DATA:

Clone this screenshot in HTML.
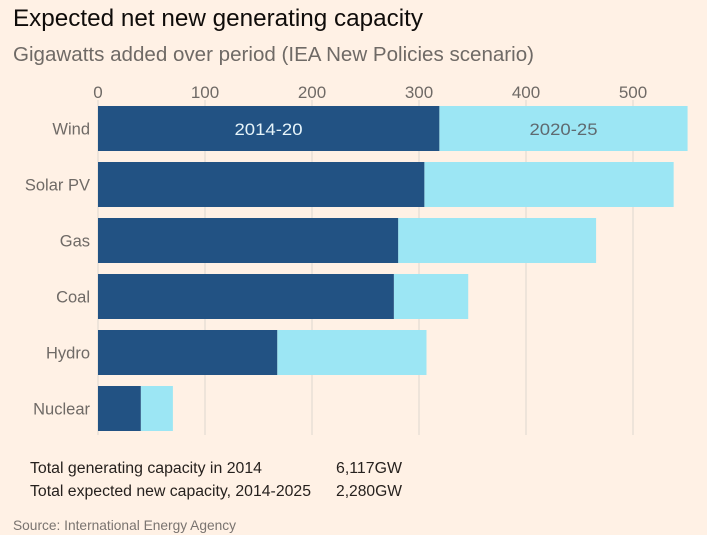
<!DOCTYPE html>
<html lang="en">
<head>
<meta charset="utf-8">
<title>Expected net new generating capacity</title>
<style>
html,body{margin:0;padding:0;background:#fff1e5;}
svg{display:block;font-family:"Liberation Sans",sans-serif;}
</style>
</head>
<body>
<svg id="chart" width="707" height="535" viewBox="0 0 707 535" xmlns="http://www.w3.org/2000/svg">
<rect x="0" y="0" width="707" height="535" fill="#fff1e5"/>
<text x="13" y="26" font-size="24" fill="#0f0c0a" textLength="410" lengthAdjust="spacingAndGlyphs">Expected net new generating capacity</text>
<text x="13" y="61" font-size="20" fill="#6f6a66" textLength="521" lengthAdjust="spacingAndGlyphs">Gigawatts added over period (IEA New Policies scenario)</text>
<g id="grid"></g>
<g id="bars"></g>
<g id="labels"></g>
<text x="268.500" y="135" font-size="17" fill="#e6f4fa" text-anchor="middle" textLength="68" lengthAdjust="spacingAndGlyphs">2014-20</text>
<text x="563.500" y="135" font-size="17" fill="#5f6a70" text-anchor="middle" textLength="68" lengthAdjust="spacingAndGlyphs">2020-25</text>
<text x="30" y="473" font-size="15.500" fill="#26211e" textLength="232" lengthAdjust="spacingAndGlyphs">Total generating capacity in 2014</text>
<text x="336" y="473" font-size="15.500" fill="#26211e" textLength="66" lengthAdjust="spacingAndGlyphs">6,117GW</text>
<text x="30" y="496" font-size="15.500" fill="#26211e" textLength="281" lengthAdjust="spacingAndGlyphs">Total expected new capacity, 2014-2025</text>
<text x="336" y="496" font-size="15.500" fill="#26211e" textLength="66" lengthAdjust="spacingAndGlyphs">2,280GW</text>
<text x="13" y="530" font-size="14" fill="#7a7470" textLength="223" lengthAdjust="spacingAndGlyphs">Source: International Energy Agency</text>
</svg>
<script>
const categories = ['Wind', 'Solar PV', 'Gas', 'Coal', 'Hydro', 'Nuclear'];
const series2014to20 = [319, 305, 280.5, 276.5, 167.5, 40];
const series2020to25 = [232, 233, 185, 69.5, 139.5, 30];
const tickValues = [0, 100, 200, 300, 400, 500];
const tickLabels = ['0', '100', '200', '300', '400', '500'];

const NS = 'http://www.w3.org/2000/svg';
function xScale(v) { return 98 + v * 1.07; }
function yBand(i) { return 106 + i * 56; }
const bandHeight = 45;

function make(parent, tag, attrs) {
  const el = document.createElementNS(NS, tag);
  for (const k in attrs) el.setAttribute(k, attrs[k]);
  parent.appendChild(el);
  return el;
}
const grid = document.getElementById('grid');
const bars = document.getElementById('bars');
const labels = document.getElementById('labels');

tickValues.forEach(function (v, i) {
  const line = make(grid, 'line', {
    x1: xScale(v), x2: xScale(v), y1: 100, y2: 435,
    stroke: '#e9e0d7', 'stroke-width': 1.5
  });
  
  
  const t = make(labels, 'text', {
    x: xScale(v), y: 98, 'font-size': 17, fill: '#6f6a66', 'text-anchor': 'middle'
  });
  t.textContent = tickLabels[i];
  
  
});

categories.forEach(function (c, i) {
  const a = series2014to20[i];
  const b = series2020to25[i];
  const light = make(bars, 'rect', {
    x: xScale(a), y: yBand(i), width: xScale(a + b) - xScale(a), height: bandHeight, fill: '#9ce6f4'
  });
  
  
  const dark = make(bars, 'rect', {
    x: xScale(0), y: yBand(i), width: xScale(a) - xScale(0), height: bandHeight, fill: '#225283'
  });
  
  
  const t = make(labels, 'text', {
    x: 90, y: yBand(i) + bandHeight / 2 + 6, 'font-size': 16.5, fill: '#6f6a66', 'text-anchor': 'end'
  });
  t.textContent = c;
  
  
});
</script>
</body>
</html>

GOAL: Leave the pictures out and copy the rest of the data exactly.

WORKED SOLUTION:
Clone this screenshot in HTML.
<!DOCTYPE html>
<html lang="en">
<head>
<meta charset="utf-8">
<title>Expected net new generating capacity</title>
<style>
html,body{margin:0;padding:0;background:#fff1e5;}
svg{display:block;font-family:"Liberation Sans",sans-serif;}
</style>
</head>
<body>
<svg id="chart" width="707" height="535" viewBox="0 0 707 535" xmlns="http://www.w3.org/2000/svg">
<rect x="0" y="0" width="707" height="535" fill="#fff1e5"/>
<text x="13" y="26" font-size="24" fill="#0f0c0a" textLength="410" lengthAdjust="spacingAndGlyphs">Expected net new generating capacity</text>
<text x="13" y="61" font-size="20" fill="#6f6a66" textLength="521" lengthAdjust="spacingAndGlyphs">Gigawatts added over period (IEA New Policies scenario)</text>
<g id="grid"></g>
<g id="bars"></g>
<g id="labels"></g>
<text x="268.500" y="135" font-size="17" fill="#e6f4fa" text-anchor="middle" textLength="68" lengthAdjust="spacingAndGlyphs">2014-20</text>
<text x="563.500" y="135" font-size="17" fill="#5f6a70" text-anchor="middle" textLength="68" lengthAdjust="spacingAndGlyphs">2020-25</text>
<text x="30" y="473" font-size="15.500" fill="#26211e" textLength="232" lengthAdjust="spacingAndGlyphs">Total generating capacity in 2014</text>
<text x="336" y="473" font-size="15.500" fill="#26211e" textLength="66" lengthAdjust="spacingAndGlyphs">6,117GW</text>
<text x="30" y="496" font-size="15.500" fill="#26211e" textLength="281" lengthAdjust="spacingAndGlyphs">Total expected new capacity, 2014-2025</text>
<text x="336" y="496" font-size="15.500" fill="#26211e" textLength="66" lengthAdjust="spacingAndGlyphs">2,280GW</text>
<text x="13" y="530" font-size="14" fill="#7a7470" textLength="223" lengthAdjust="spacingAndGlyphs">Source: International Energy Agency</text>
</svg>
<script>
const categories = ['Wind', 'Solar PV', 'Gas', 'Coal', 'Hydro', 'Nuclear'];
const series2014to20 = [319, 305, 280.5, 276.5, 167.5, 40];
const series2020to25 = [232, 233, 185, 69.5, 139.5, 30];
const tickValues = [0, 100, 200, 300, 400, 500];
const tickLabels = ['0', '100', '200', '300', '400', '500'];

const NS = 'http://www.w3.org/2000/svg';
function xScale(v) { return 98 + v * 1.07; }
function yBand(i) { return 106 + i * 56; }
const bandHeight = 45;

function make(parent, tag, attrs) {
  const el = document.createElementNS(NS, tag);
  for (const k in attrs) el.setAttribute(k, attrs[k]);
  parent.appendChild(el);
  return el;
}
const grid = document.getElementById('grid');
const bars = document.getElementById('bars');
const labels = document.getElementById('labels');

tickValues.forEach(function (v, i) {
  const line = make(grid, 'line', {
    x1: xScale(v), x2: xScale(v), y1: 100, y2: 435,
    stroke: '#e9e0d7', 'stroke-width': 1.5
  });
  
  
  const t = make(labels, 'text', {
    x: xScale(v), y: 98, 'font-size': 17, fill: '#6f6a66', 'text-anchor': 'middle'
  });
  t.textContent = tickLabels[i];
  
  
});

categories.forEach(function (c, i) {
  const a = series2014to20[i];
  const b = series2020to25[i];
  const light = make(bars, 'rect', {
    x: xScale(a), y: yBand(i), width: xScale(a + b) - xScale(a), height: bandHeight, fill: '#9ce6f4'
  });
  
  
  const dark = make(bars, 'rect', {
    x: xScale(0), y: yBand(i), width: xScale(a) - xScale(0), height: bandHeight, fill: '#225283'
  });
  
  
  const t = make(labels, 'text', {
    x: 90, y: yBand(i) + bandHeight / 2 + 6, 'font-size': 16.5, fill: '#6f6a66', 'text-anchor': 'end'
  });
  t.textContent = c;
  
  
});
</script>
</body>
</html>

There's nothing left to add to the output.